Red flags to walk away from: rural land sold as "urbanizable" without a written municipal certification; boundaries that don't match the cadastre; a seller who cannot produce a clean nota simple; pressure to sign a private contract before due diligence is complete; and any request to under-declare the price at the notary (still common, still illegal, still exposes you to capital gains and fraud liability on resale).
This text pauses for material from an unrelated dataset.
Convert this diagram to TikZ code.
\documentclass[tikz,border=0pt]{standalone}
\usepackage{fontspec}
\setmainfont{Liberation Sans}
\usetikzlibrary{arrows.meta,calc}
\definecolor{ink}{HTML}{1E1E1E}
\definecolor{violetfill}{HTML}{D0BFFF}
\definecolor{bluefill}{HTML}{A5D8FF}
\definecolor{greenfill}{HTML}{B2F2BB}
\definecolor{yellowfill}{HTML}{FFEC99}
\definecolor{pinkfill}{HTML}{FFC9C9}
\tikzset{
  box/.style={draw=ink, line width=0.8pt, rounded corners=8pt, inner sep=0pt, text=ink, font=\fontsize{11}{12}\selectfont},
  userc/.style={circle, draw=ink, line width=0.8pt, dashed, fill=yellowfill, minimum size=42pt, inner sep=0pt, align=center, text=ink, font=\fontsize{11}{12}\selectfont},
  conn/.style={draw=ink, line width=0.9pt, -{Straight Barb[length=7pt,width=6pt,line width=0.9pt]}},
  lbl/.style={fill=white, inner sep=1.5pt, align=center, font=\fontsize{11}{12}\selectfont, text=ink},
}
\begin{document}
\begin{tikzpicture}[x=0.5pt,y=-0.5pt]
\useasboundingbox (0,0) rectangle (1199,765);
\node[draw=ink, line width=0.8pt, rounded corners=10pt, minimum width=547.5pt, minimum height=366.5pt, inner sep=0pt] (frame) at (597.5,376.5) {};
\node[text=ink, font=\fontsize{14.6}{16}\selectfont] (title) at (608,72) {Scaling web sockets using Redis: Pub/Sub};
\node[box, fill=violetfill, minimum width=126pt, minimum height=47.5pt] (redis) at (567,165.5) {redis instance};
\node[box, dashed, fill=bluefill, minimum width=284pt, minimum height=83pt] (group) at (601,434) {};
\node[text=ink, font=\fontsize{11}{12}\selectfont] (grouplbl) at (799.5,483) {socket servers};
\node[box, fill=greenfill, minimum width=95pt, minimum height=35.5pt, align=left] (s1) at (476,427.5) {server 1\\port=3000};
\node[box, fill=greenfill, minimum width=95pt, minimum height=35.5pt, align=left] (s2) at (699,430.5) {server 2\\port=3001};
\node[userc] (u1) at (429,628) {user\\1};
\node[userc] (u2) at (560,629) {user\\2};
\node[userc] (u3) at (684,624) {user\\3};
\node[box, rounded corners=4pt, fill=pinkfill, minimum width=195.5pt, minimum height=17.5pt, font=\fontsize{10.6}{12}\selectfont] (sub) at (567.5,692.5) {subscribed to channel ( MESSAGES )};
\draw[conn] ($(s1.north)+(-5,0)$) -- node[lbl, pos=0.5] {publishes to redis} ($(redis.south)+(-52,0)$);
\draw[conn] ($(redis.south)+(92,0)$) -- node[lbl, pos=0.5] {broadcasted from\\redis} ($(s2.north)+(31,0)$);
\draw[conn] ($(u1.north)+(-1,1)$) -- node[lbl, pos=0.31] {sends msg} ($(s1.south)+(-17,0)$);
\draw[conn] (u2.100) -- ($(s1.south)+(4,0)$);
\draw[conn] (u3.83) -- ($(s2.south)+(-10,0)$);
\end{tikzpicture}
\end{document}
The Buying Process, End to End

  1. Reserve the property with a small reservation deposit (often €3,000–€10,000, though amounts vary) that takes it off the market while due diligence runs.
  2. Sign the contrato de arras — the private deposit contract, typically 10% of the price. Under Article 1454 of the Civil Code, if you back out you lose it; if the seller backs out they owe you double. Never sign arras before your lawyer has finished the title check.
  3. Complete due diligence and financing — usually 30–60 days.
  4. Sign the escritura pública before the notary, pay the balance, and receive the keys.
  5. Register the deed at the Registro de la Propiedad and update the cadastre.
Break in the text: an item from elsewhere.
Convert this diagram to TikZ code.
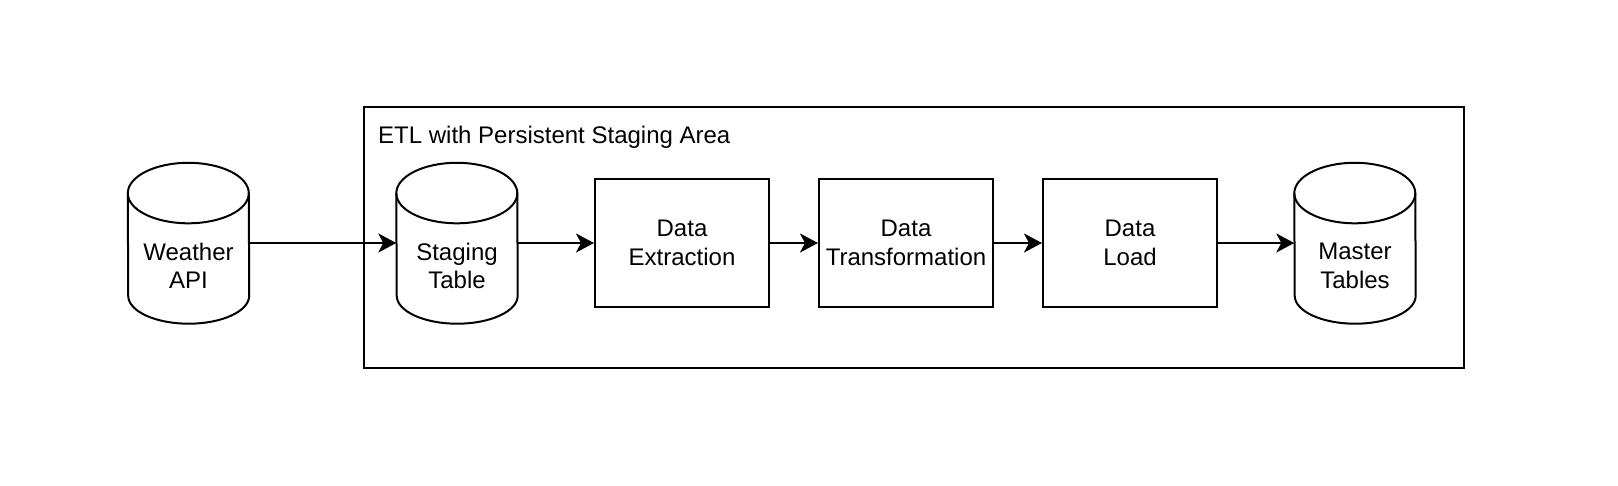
\documentclass[tikz,border=0pt]{standalone}
\usepackage{fontspec}
\setmainfont{Liberation Sans}
\usetikzlibrary{arrows.meta}
\newcommand\drawcyl[1]{%
  \draw[line] ([yshift=-31pt]#1.north west) arc[start angle=180, end angle=0, x radius=60.5pt, y radius=30.5pt]
    -- ([yshift=28pt]#1.south east) arc[start angle=0, end angle=-180, x radius=60.5pt, y radius=28pt] -- cycle;
  \draw[line] ([yshift=-31pt]#1.north west) arc[start angle=180, end angle=360, x radius=60.5pt, y radius=30pt];
}
\begin{document}
\begin{tikzpicture}[x=1pt,y=-1pt,
  line/.style={line width=2pt, draw=black},
  lbl/.style={font=\fontsize{24}{28.5}\selectfont, align=center, inner sep=0pt},
  procbox/.style={line, minimum width=174pt, minimum height=128pt, inner sep=0pt, align=center, font=\fontsize{24}{29}\selectfont},
  cylbox/.style={minimum width=121pt, minimum height=161pt, inner sep=0pt},
  arr/.style={line, -{Stealth[length=18pt,width=19pt,inset=5pt]}}]
\fill[white] (0,0) rectangle (1618,486);
\useasboundingbox (0,0) rectangle (1618,486);
% container
\node[line, minimum width=1100pt, minimum height=261pt, anchor=north west] (etl) at (363,106) {};
\node[lbl, anchor=base west] (etllbl) at (378,144) {ETL with Persistent Staging Area};
% cylinders
\node[cylbox] (w) at (188.5,243) {};
\node[cylbox] (s) at (457,243) {};
\node[cylbox] (m) at (1355,243) {};
\drawcyl{w}
\drawcyl{s}
\drawcyl{m}
\node[lbl] (wt) at (188.5,266) {Weather\\API};
\node[lbl] (st) at (457,266) {Staging\\Table};
\node[lbl] (mt) at (1355,266) {Master\\Tables};
% process boxes
\node[procbox] (ext) at (682,243) {Data\\Extraction};
\node[procbox] (tr) at (906,243) {Data\\Transformation};
\node[procbox] (ld) at (1130,243) {Data\\Load};
% arrows
\draw[arr] (w.east) -- (s.west);
\draw[arr] (s.east) -- (ext.west);
\draw[arr] (ext.east) -- (tr.west);
\draw[arr] (tr.east) -- (ld.west);
\draw[arr] (ld.east) -- (m.west);
\end{tikzpicture}
\end{document}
Taxes and Costs You Will Actually Pay

Budget roughly 10–14% on top of the purchase price in taxes and closing costs, depending on region and whether the property is new or resale. The main items:

  • ITP (Impuesto de Transmisiones Patrimoniales) on resale properties — a regional tax, commonly in the 6–10% range depending on the autonomous community. Confirm the current rate with your regional hacienda.
  • IVA (VAT) + AJD on new-build properties — 10% IVA on residential plus Actos Jurídicos Documentados (stamp duty), which varies by region.
  • Notary and Registry fees — regulated, typically well under 1% combined.
  • Legal fees — commonly around 1% + IVA; get a fixed quote in writing.
  • Annual IBI — municipal property tax, set locally.
  • Non-resident income tax (IRNR) — even if you don't rent the property, non-residents pay an imputed income tax on Spanish real estate. Confirm current rates with the Agencia Tributaria or a Spanish tax adviser.
  • Wealth tax / solidarity tax on large fortunes — may apply above certain thresholds; regional rules vary considerably.

Because rates differ by autonomous community and change with each budget, verify the current numbers with the Agencia Tributaria and your regional tax authority, not with a forum post.

Golden Visa Alternatives If You Want to Live in Spain

If your original plan was residency plus property, these are the paths still available to non-EU buyers:

  • Non-Lucrative Visa (NLV) — for people with sufficient passive income who will not work in Spain. Popular with retirees.
  • Digital Nomad Visa — for remote workers and freelancers employed primarily by non-Spanish clients, created under the 2023 Startups Law.
  • Entrepreneur / Investor visa (non-real-estate) — investment in Spanish companies, bank deposits, or government debt above statutory thresholds, or a business plan certified as of general interest.
  • Student visa — for enrolment in an authorised programme, convertible in some cases.
  • Family reunification — if you have close family who are Spanish or EU residents.

Income and investment thresholds for each are periodically updated. Confirm with a licensed immigration lawyer before committing.

Owning as a Non-Resident: Practical Realities

  • Tax filings are annual. Non-resident owners must file IRNR yearly whether or not the property is rented. A gestor or tax adviser is inexpensive and worthwhile.
  • Rental rules are local. Short-term tourist rentals are heavily regulated in Barcelona, the Balearics, the Canaries, Madrid, and increasingly elsewhere — often requiring a licence that may not be available for new units. Check municipal rules before buying if rental income matters to your plan.
  • Selling later: capital gains for non-residents are taxed on the net gain; the buyer is required to withhold 3% of the sale price and pay it to the tax authority on account of your gain. If your actual liability is lower, you claim a refund.

Short FAQ

Can Americans still buy in Spain after the Golden Visa ended? Yes. Ownership rights are unaffected. Only the residency-by-purchase route was removed.

Do I need to visit Spain to close? No. A power of attorney signed before a notary and apostilled in your home country lets your lawyer sign for you.

Is €500,000 still a magic number? No. It no longer confers any residency benefit. Buy the property that fits your life and budget, not the visa threshold.

Will the Golden Visa come back? Nothing suggests it will. Plan without counting on it.

This guide is general information, not legal or tax advice. Rules and figures change — confirm anything material with the Agencia Tributaria, the relevant regional authority, and an independent licensed Spanish attorney before you sign.